There’s a tactic for promotion in blogs that has been gaining popularity about which I have mixed feelings. On the one hand, it annoys the crap out of me that bloggers who do this assume nobody can connect the dots. But on the other hand I’m kind of impressed with their ingenuity, too, so I’m not above saying that maybe this is a good idea to do, given you have certain goals and certain priorities, particularly since so many brand/blogger campaigns seem to gain success from it. At this point, it’s tough to predict what the ultimate effect on trust capital will be, if there is any.
Here’s how it works: say you’re a blogger who has some kind of gathering coming up — a party, or a conference, for which you are soliciting sponsors. Or, maybe you already had the event , and you have a list of sponsors who were promoted at that event that you’d like to keep happy. So what you do is, you mention that brand in your blog (or blogs, if you write in multiple places). And the mention is sort of organic, right? Because maybe you actually use the product and actually want to evangelize about it.
Except . . . then the product shows up a few months later in a gift bag at a party you are throwing. Or, the company that makes the product ends up as a sponsor of your event. You can’t really say these things happened because you evangelicized about them, and you definitely cannot call them sponsored posts because it’s most likely no money changed hands for that particular interaction. But . . . still. It’s not exactly disinterested promotion.
Example No. 1: Tieks
For example . . . Tieks. If you’re not familiar with Tieks, they are a brand of ballet slippers that were given away to the attendees of the Mighty Summit last year. Except just a few months before that, in an ostensibly unrelated move, Tieks were mentioned on Mighty Girl, the blog written by Maggie Mason , one of the founders of the Mighty Summit. And just recently, Tieks were mentioned on the blog Laura Mayes (another Mighty Summit co-founder) writes for Babble, along with a coupon to get 15% off.
In both of these cases, there is no disclosure of a relationship between the blogger and the brand. And I don’t think there should be, at least according to the way the FCC rules work. But on the other hand, I don’t see this shit flying in the New York Times.

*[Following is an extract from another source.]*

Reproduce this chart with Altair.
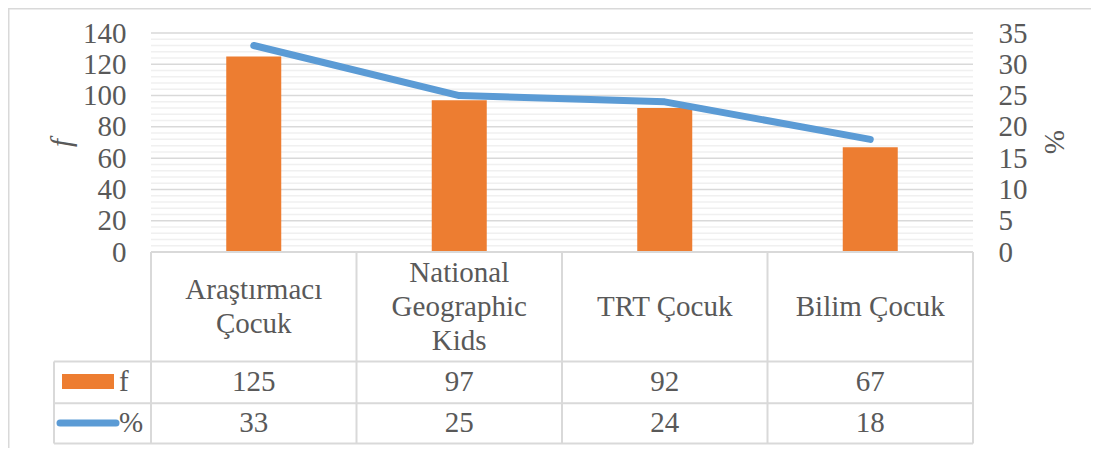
import altair as alt
import pandas as pd

# ---------------- data ----------------
categories = ["Araştırmacı\nÇocuk", "National\nGeographic\nKids", "TRT Çocuk", "Bilim Çocuk"]
f_values = [125, 97, 92, 67]
pct_values = [33, 25, 24, 18]
f_ticks = [0, 20, 40, 60, 80, 100, 120, 140]
pct_ticks = [0, 5, 10, 15, 20, 25, 30, 35]
row_labels = ["f", "%"]

# ---------------- layout (page pixels) ----------------
FONT = "Liberation Serif"
TXT = "#595959"
GRID = "#d9d9d9"
MINOR = "#f0f0f0"
ORANGE = "#ED7D31"
BLUE = "#5B9BD5"
FS = 29
LH = 34

ORIGIN = 8
W, H = 1083, 440
PLOT_L, PLOT_R = 151, 973
ZERO_Y, TOP_Y = 252, 33
F_MAX = 140
PCT_MAX = 35
PXU_X = (PLOT_R - PLOT_L) / len(categories)
PXU_Y = (ZERO_Y - TOP_Y) / F_MAX


def dx(p):
    return (p - PLOT_L) / PXU_X


def dy(p):
    return (ZERO_Y - p) / PXU_Y


x_dom = [dx(ORIGIN), dx(ORIGIN + W)]
y_dom = [dy(ORIGIN + H), dy(ORIGIN)]
ratio = F_MAX / PCT_MAX
pct_dom = [y_dom[0] / ratio, y_dom[1] / ratio]

xs = alt.Scale(domain=x_dom, nice=False, zero=False)
ys = alt.Scale(domain=y_dom, nice=False, zero=False)
ps = alt.Scale(domain=pct_dom, nice=False, zero=False)

n = len(categories)
bar_half = 27.5 / PXU_X

# table geometry
XL = dx(54)
R1, R2, R3 = dy(361.5), dy(403.3), dy(443.5)
HEAD_CY = 306.75
ROW_F_Y = dy(382.4)
ROW_P_Y = dy(423.4)

main = pd.DataFrame({
    "cat": categories,
    "f": f_values,
    "pct": pct_values,
    "c": [i + 0.5 for i in range(n)],
})
main["b0"] = main["c"] - bar_half
main["b1"] = main["c"] + bar_half
main["zero"] = 0
# first line of a multi-line label sits above the cell centre
main["head_y"] = [dy(HEAD_CY - (c.count("\n")) * LH / 2) for c in categories]
main["rf_y"] = ROW_F_Y
main["rp_y"] = ROW_P_Y

# gridlines
major = [v for v in f_ticks if v > 0]
minor = [v for v in range(4, F_MAX, 4) if v % 20 != 0]
grid_df = pd.DataFrame({
    "v": major + minor,
    "kind": ["major"] * len(major) + ["minor"] * len(minor),
    "x0": 0,
    "x1": n,
})

left_axis = alt.Axis(
    values=f_ticks, orient="left", offset=-(PLOT_L - ORIGIN),
    domain=False, ticks=False, grid=False, labelPadding=25,
    labelFont=FONT, labelFontSize=FS, labelColor=TXT, labelOverlap=False,
    labelFlush=False, labelAlign="right", labelBaseline="middle",
    title="f", titleFont=FONT, titleFontSize=FS, titleFontStyle="italic",
    titleFontWeight="normal", titleColor=TXT, titleAngle=270,
    titleX=61 - PLOT_L, titleY=142.5 - ORIGIN, titleAlign="center", titleBaseline="middle",
)

right_axis = alt.Axis(
    values=pct_ticks, orient="right", offset=-(ORIGIN + W - PLOT_R),
    domain=False, ticks=False, grid=False, labelPadding=25,
    labelFont=FONT, labelFontSize=FS, labelColor=TXT, labelOverlap=False,
    labelFlush=False, labelAlign="left", labelBaseline="middle",
    title="%", titleFont=FONT, titleFontSize=FS, titleFontWeight="normal",
    titleColor=TXT, titleAngle=90,
    titleX=1053 - PLOT_R, titleY=141.5 - ORIGIN, titleAlign="center", titleBaseline="middle",
)


def X(field):
    return alt.X(field, scale=xs, axis=None)


def Y(field):
    return alt.Y(field, scale=ys, axis=left_axis)


minor_rules = alt.Chart(grid_df).transform_filter("datum.kind == 'minor'").mark_rule(
    color=MINOR, strokeWidth=1.5
).encode(x=X("x0:Q"), x2="x1:Q", y=Y("v:Q"))

major_rules = alt.Chart(grid_df).transform_filter("datum.kind == 'major'").mark_rule(
    color=GRID, strokeWidth=1.5
).encode(x=X("x0:Q"), x2="x1:Q", y=Y("v:Q"))

bars = alt.Chart(main).mark_rect(color=ORANGE).encode(
    x=X("b0:Q"), x2="b1:Q", y=Y("zero:Q"), y2="f:Q",
)

# table lines
tl = [(0, n, 0, 0)]
for r in (R1, R2, R3):
    tl.append((XL, n, r, r))
for k in range(n + 1):
    tl.append((k, k, 0, R3))
tl.append((XL, XL, R1, R3))
tl_df = pd.DataFrame(tl, columns=["x", "x2", "y", "y2"])
table_lines = alt.Chart(tl_df).mark_rule(color=GRID, strokeWidth=2).encode(
    x=X("x:Q"), x2="x2:Q", y=Y("y:Q"), y2="y2:Q",
)

text_style = dict(font=FONT, fontSize=FS, color=TXT, baseline="middle")

head_text = alt.Chart(main).mark_text(align="center", lineBreak="\n", lineHeight=LH, **text_style).encode(
    x=X("c:Q"), y=Y("head_y:Q"), text="cat:N",
)
f_text = alt.Chart(main).mark_text(align="center", **text_style).encode(
    x=X("c:Q"), y=Y("rf_y:Q"), text="f:Q",
)
p_text = alt.Chart(main).mark_text(align="center", **text_style).encode(
    x=X("c:Q"), y=Y("rp_y:Q"), text="pct:Q",
)

# legend keys in table
key_df = pd.DataFrame({
    "label": row_labels,
    "tx": [dx(119), dx(119)],
    "ty": [ROW_F_Y, ROW_P_Y],
})
row_text = alt.Chart(key_df).mark_text(align="left", **text_style).encode(
    x=X("tx:Q"), y=Y("ty:Q"), text="label:N",
)
key_rect_df = pd.DataFrame({"x": [dx(62)], "x2": [dx(114)], "y": [dy(374)], "y2": [dy(389)]})
key_rect = alt.Chart(key_rect_df).mark_rect(color=ORANGE).encode(
    x=X("x:Q"), x2="x2:Q", y=Y("y:Q"), y2="y2:Q",
)
key_line_df = pd.DataFrame({"x": [dx(60)], "x2": [dx(116)], "y": [dy(423)]})
key_line = alt.Chart(key_line_df).mark_rule(color=BLUE, strokeWidth=7, strokeCap="round").encode(
    x=X("x:Q"), x2="x2:Q", y=Y("y:Q"),
)

# outer border (top and left visible)
border_df = pd.DataFrame({
    "x": [x_dom[0], x_dom[0]], "x2": [x_dom[1], x_dom[0]],
    "y": [y_dom[1], y_dom[0]], "y2": [y_dom[1], y_dom[1]],
})
border = alt.Chart(border_df).mark_rule(color=GRID, strokeWidth=3).encode(
    x=X("x:Q"), x2="x2:Q", y=Y("y:Q"), y2="y2:Q",
)

left = alt.layer(minor_rules, major_rules, bars, table_lines, head_text, f_text, p_text,
                 row_text, key_rect, key_line, border)

line = alt.Chart(main).mark_line(color=BLUE, strokeWidth=7, strokeCap="round", strokeJoin="round").encode(
    x=X("c:Q"),
    y=alt.Y("pct:Q", scale=ps, axis=right_axis),
)

chart = alt.layer(left, line).resolve_scale(y="independent").properties(
    width=W, height=H, autosize="none", padding=0, background="white"
).configure_view(stroke=None)

chart.save("out.html", embed_options={"renderer": "svg", "actions": False})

Example No. 2: OPI nail polish
Did you notice that Number 25 on Allison Czarnecki’s life list is to “Name an Opi Nail polish color“? I’ve always found OPI polish’s names kind of interesting — not sure I’d put it on my life list, necessarily, but who am I to judge? Except . . . the Social Luxe party (organized by Czarnecki) gave out OPI nail polishes in their swag bag last year, which is fine because maybe Allison is a huge fan of OPI — many people are. But what about the fact that OPI also appears in a gift guide (along with some Aveda products, which I also received in a gift bag last year from the Social Luxe party), and a mention of a new Fall line of OPI polishes also warranted a whole post. , and . .? Are the two things unrelated? And the fact that OPI was a sponsor of the EVO Conference last year (a conference that Allison Czarnecki is in some way connected to, though I’m not clear on the precise terms) . . . is that unrelated? You tell me.
By the way, there are tons of other examples of this — I am singling these out because they are the easiest for me to document, but I’ve seen this happen again and again in blogs recently, spread among a wide population of bloggers. And in nearly every case, this method of promotion is wildy successful — I’d venture to guess that it’s far more successful (and cheaper) than a traditional sponsored post campaign, in fact. There’s part of me that thinks that this is just how things are done. But then, I also wonder if it will have an effect on a blogger’s credibility long term if they lean too much on this kind of officially unsponsored sponsored post to promote their other projects.
What do you think? Am I being stodgy again? Is this just how things are done, and I should go back to my ivory tower? Does it bother you when you see this stuff cropping up again and again? Do you even notice it?